Monday, January 23, 2012
I really want to reach my weight loss goals this year. I want it REALLY BAD... Bad enough that I have really been evaluating myself and looking back at some of the reasons that I keep failing at my diet and exercise goals. This list is soooooooooooo long. It just doesn't make sense.
But one thing I think I am ready to admit. I don't know if I've REALLY wanted it bad enough. I mean, really wanted it bad enough to make changes that are uncomfortable long-term. I guess the main reason for this is the fact that I am too comfortable being fat. As UNCOMFORTABLE as being fat is PHYSICALLY, there is a part of me that finds comfort in it MENTALLY. It's the only way I know how to be. I've NEVER been thin. I have ALWAYS BEEN OBESE. ALWAYS. Even as a small child.
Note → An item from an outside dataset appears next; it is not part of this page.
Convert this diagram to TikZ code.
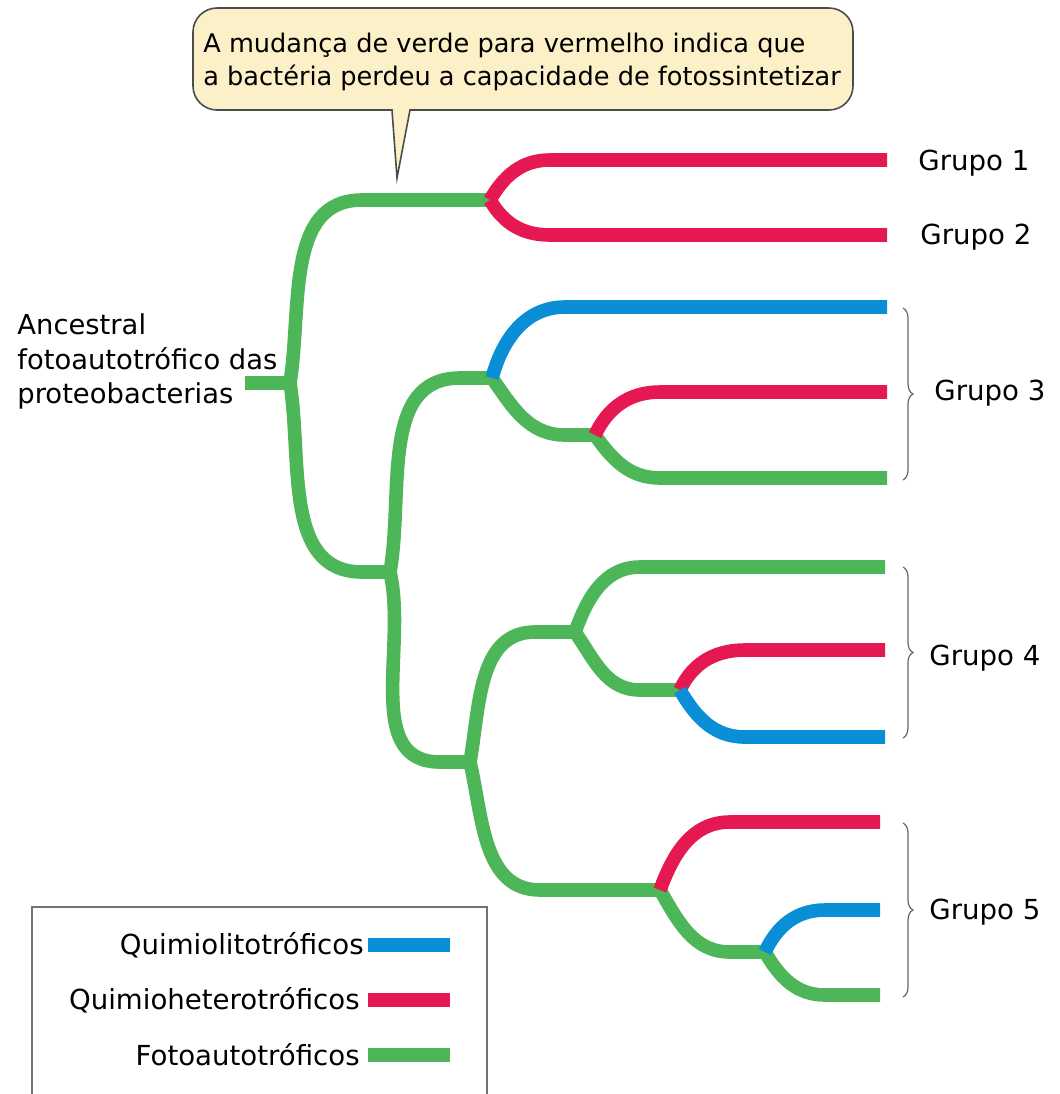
\documentclass[tikz,border=0pt]{standalone}
\usepackage{fontspec}
\setmainfont{DejaVu Sans}
\usetikzlibrary{decorations.pathreplacing}
\definecolor{foto}{HTML}{4DB658}
\definecolor{hetero}{HTML}{E61852}
\definecolor{lito}{HTML}{0A8FD6}
\definecolor{balloon}{HTML}{FCF0C8}
\begin{document}
\begin{tikzpicture}[x=0.5pt,y=0.5pt,
  branch/.style={line width=6.8pt},
  fa/.style={branch,color=foto},
  qh/.style={branch,color=hetero},
  ql/.style={branch,color=lito},
  lbl/.style={font=\fontsize{13.8}{16}\selectfont,anchor=west,inner sep=0pt},
  legtxt/.style={font=\fontsize{13.8}{16}\selectfont,anchor=east,inner sep=0pt},
  grpbrace/.style={draw=black!60,line width=0.6pt,decorate,decoration={brace,amplitude=5pt}},
  swatch/.style={line width=7pt}]
\useasboundingbox (0,0) rectangle (1060,-1094);

% ---- junctions ----
\coordinate (r0) at (245,-383);
\coordinate (R) at (290,-383);
\coordinate (A) at (490,-200);
\coordinate (B) at (390,-572);
\coordinate (C) at (492,-378);
\coordinate (D) at (595,-435);
\coordinate (E) at (470,-762);
\coordinate (F) at (575,-632);
\coordinate (G) at (680,-690);
\coordinate (H) at (660,-890);
\coordinate (I) at (765,-952);

% ---- bends and tips ----
\coordinate (bAu) at (550,-160); \coordinate (t1) at (887,-160);
\coordinate (bAd) at (550,-235); \coordinate (t2) at (887,-235);
\coordinate (bRu) at (362,-200);
\coordinate (bRd) at (362,-572);
\coordinate (bBu) at (460,-378);
\coordinate (bBd) at (440,-762);
\coordinate (bCu) at (565,-307); \coordinate (t3) at (887,-307);
\coordinate (bCd) at (565,-435);
\coordinate (bDu) at (660,-392); \coordinate (t4) at (887,-392);
\coordinate (bDd) at (660,-478); \coordinate (t5) at (887,-478);
\coordinate (bEu) at (535,-632);
\coordinate (bEd) at (540,-890);
\coordinate (bFu) at (640,-567); \coordinate (t6) at (885,-567);
\coordinate (bFd) at (640,-690);
\coordinate (bGu) at (745,-650); \coordinate (t7) at (885,-650);
\coordinate (bGd) at (745,-737); \coordinate (t8) at (885,-737);
\coordinate (bHu) at (730,-822); \coordinate (t9) at (880,-822);
\coordinate (bHd) at (730,-952);
\coordinate (bIu) at (825,-910); \coordinate (t10) at (880,-910);
\coordinate (bId) at (825,-995); \coordinate (t11) at (880,-995);

% ---- green backbone ----
\draw[fa] (r0) -- (R);
\draw[fa] (R) to[out=81,in=180] (bRu) -- (A);
\draw[fa] (R) to[out=-81,in=180] (bRd) -- (B);
\draw[fa] (B) to[out=80,in=180] (bBu) -- (C);
\draw[fa] (B) to[out=-77,in=180] (bBd) -- (E);
\draw[fa] (C) to[out=-55,in=180] (bCd) -- (D);
\draw[fa] (D) to[out=-55,in=180] (bDd) -- (t5);
\draw[fa] (E) to[out=80,in=180] (bEu) -- (F);
\draw[fa] (E) to[out=-77,in=180] (bEd) -- (H);
\draw[fa] (F) to[out=70,in=180] (bFu) -- (t6);
\draw[fa] (F) to[out=-55,in=180] (bFd) -- (G);
\draw[fa] (H) to[out=-60,in=180] (bHd) -- (I);
\draw[fa] (I) to[out=-60,in=180] (bId) -- (t11);

% ---- chemoheterotrophs ----
\draw[qh] (A) to[out=60,in=180] (bAu) -- (t1);
\draw[qh] (A) to[out=-60,in=180] (bAd) -- (t2);
\draw[qh] (D) to[out=65,in=180] (bDu) -- (t4);
\draw[qh] (G) to[out=65,in=180] (bGu) -- (t7);
\draw[qh] (H) to[out=70,in=180] (bHu) -- (t9);

% ---- chemolithotrophs ----
\draw[ql] (C) to[out=75,in=180] (bCu) -- (t3);
\draw[ql] (G) to[out=-60,in=180] (bGd) -- (t8);
\draw[ql] (I) to[out=65,in=180] (bIu) -- (t10);

% ---- group labels ----
\node[lbl] (g1) at (918,-163) {Grupo 1};
\node[lbl] (g2) at (920,-237) {Grupo 2};
\coordinate (k3a) at (903,-308); \coordinate (k3b) at (903,-480);
\coordinate (k4a) at (903,-567); \coordinate (k4b) at (903,-738);
\coordinate (k5a) at (903,-823); \coordinate (k5b) at (903,-997);
\draw[grpbrace] (k3a) -- (k3b);
\draw[grpbrace] (k4a) -- (k4b);
\draw[grpbrace] (k5a) -- (k5b);
\node[lbl] (g3) at (934,-393) {Grupo 3};
\node[lbl] (g4) at (929,-658) {Grupo 4};
\node[lbl] (g5) at (929,-912) {Grupo 5};

% ---- root label ----
\node[font=\fontsize{13.7}{17.4}\selectfont,align=left,anchor=north west,inner sep=0pt] (anc) at (17,-313)
  {Ancestral\\fotoautotrófico das\\proteobacterias};

% ---- callout ----
\draw[draw=black!70,line width=0.8pt,fill=balloon]
  (392,-110) [rounded corners=12] -- (193,-110) -- (193,-8) -- (853,-8) -- (853,-110)
  -- (600,-110) [sharp corners] -- (410,-110) -- (397,-178) -- cycle;
\node[font=\fontsize{12.8}{16.5}\selectfont,align=left,anchor=north west,inner sep=0pt] (note) at (203,-33)
  {A mudança de verde para vermelho indica que\\a bactéria perdeu a capacidade de fotossintetizar};

% ---- legend ----
\draw[draw=black!55,line width=1pt] (32,-1100) -- (32,-907) -- (487,-907) -- (487,-1100);
\coordinate (s1a) at (368,-945); \coordinate (s1b) at (450,-945);
\coordinate (s2a) at (368,-1000); \coordinate (s2b) at (450,-1000);
\coordinate (s3a) at (368,-1055); \coordinate (s3b) at (450,-1055);
\draw[swatch,lito] (s1a) -- (s1b);
\draw[swatch,hetero] (s2a) -- (s2b);
\draw[swatch,foto] (s3a) -- (s3b);
\node[legtxt] (l1) at (364,-945) {Quimiolitotróficos};
\node[legtxt] (l2) at (360,-1000) {Quimioheterotróficos};
\node[legtxt] (l3) at (360,-1055) {Fotoautotróficos};
\end{tikzpicture}
\end{document}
A part of me hates admitting this... sounds crazy. But I think I need to go through this process. If I don't, I will repeat the same patterns that has kept me at this weight for such a long time.
This weekend, I was in prayer for so many people who are sick and so close to death. People struggling with diabetes and cancer. And of course I am still struggling with my mom's situation. But one thing that really hit me at church on Sunday is just how BLESSED I am to be healthy. After treating my body like crap for my entire life (I've known better for the last 10 years at least), I am still healthy and do not have any health conditions related to obesity. Blessed, I tell you! But I can't keep expecting to stay this way... I am getting older, and obesity is going to catch up with me sooner than later.
Last night I sat down and penciled in workout times for this week. No matter how crazy my evenings are, I HAVE TO START MAKING EXERCISE HAPPEN. NO excuses. Even for just 30 minutes. Something is better than nothing, right?
So today I was able to get 45 minutes in. My eating has been good today, too, so I feel pretty successful. I am really finding myself struggling with hunger/cravings during the past week, but I am holding strong. I think a lot of it is stress-related, but yesterday I got to rest and relax after church and that felt so good. This evening I only had to go to the gym and pick up my nephew from practice, so I am glad to get the evening off. I won't get another evening off until MAYBE Friday. But I still have workouts planned for Tues, Wed, and Friday. I will make it happen because I want it bad enough.